Memory Godboxes Could Offer Relief From the RAMpocalypse

The chronic DRAM shortage has forced enterprises to rethink how memory is provisioned. Traditional servers rely on locally attached DDR5 modules, but the high cost and limited capacity of these chips have spurred interest in disaggregated memory architectures. Compute Express Link, a PCIe‑based, cache‑coherent interface, has matured over seven years, moving from simple expansion modules in CXL 1.0 to pooled memory in CXL 2.0, and now to true memory sharing in CXL 3.0. This evolution aligns with the broader trend toward composable infrastructure, where compute, storage, and memory can be dynamically allocated to match workload demands.

CXL 3.0 brings two game‑changing capabilities: multi‑switch fabrics and shared memory pools. With up to 64 lanes per CPU, the spec delivers 512 GB/s of bidirectional bandwidth, while latency remains modest at 170‑250 ns—roughly the cost of a single NUMA hop. Security features introduced in CXL 3.1, such as confidential computing enclaves, ensure that shared memory can be isolated when needed. These technical advances mean that servers can offload large key‑value caches and inference state to remote memory without incurring prohibitive performance penalties, opening new possibilities for AI and high‑performance computing workloads.

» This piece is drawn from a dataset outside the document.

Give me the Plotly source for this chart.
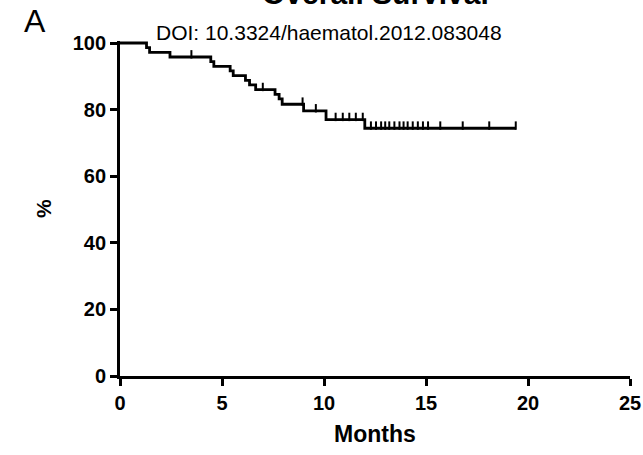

Market adoption is already underway. Panmnesia’s PanSwitch provides a 256‑lane CXL fabric, while Liqid’s composable platform can pool up to 100 TB of DDR5 across 32 hosts. UnifabriX offers similar capabilities with CXL 1.1/2.0 and roadmaps to 3.2. As AMD and Intel roll out next‑gen Epyc and Xeon processors with native CXL 3.0 support—including Amazon’s Graviton 5—more vendors will introduce memory‑as‑a‑service appliances. However, AI’s voracious appetite for DRAM, especially for KV caches, may sustain demand for high‑capacity memory even as remote solutions mature. Enterprises must weigh the cost savings of pooled memory against the potential for continued DRAM scarcity driven by AI workloads.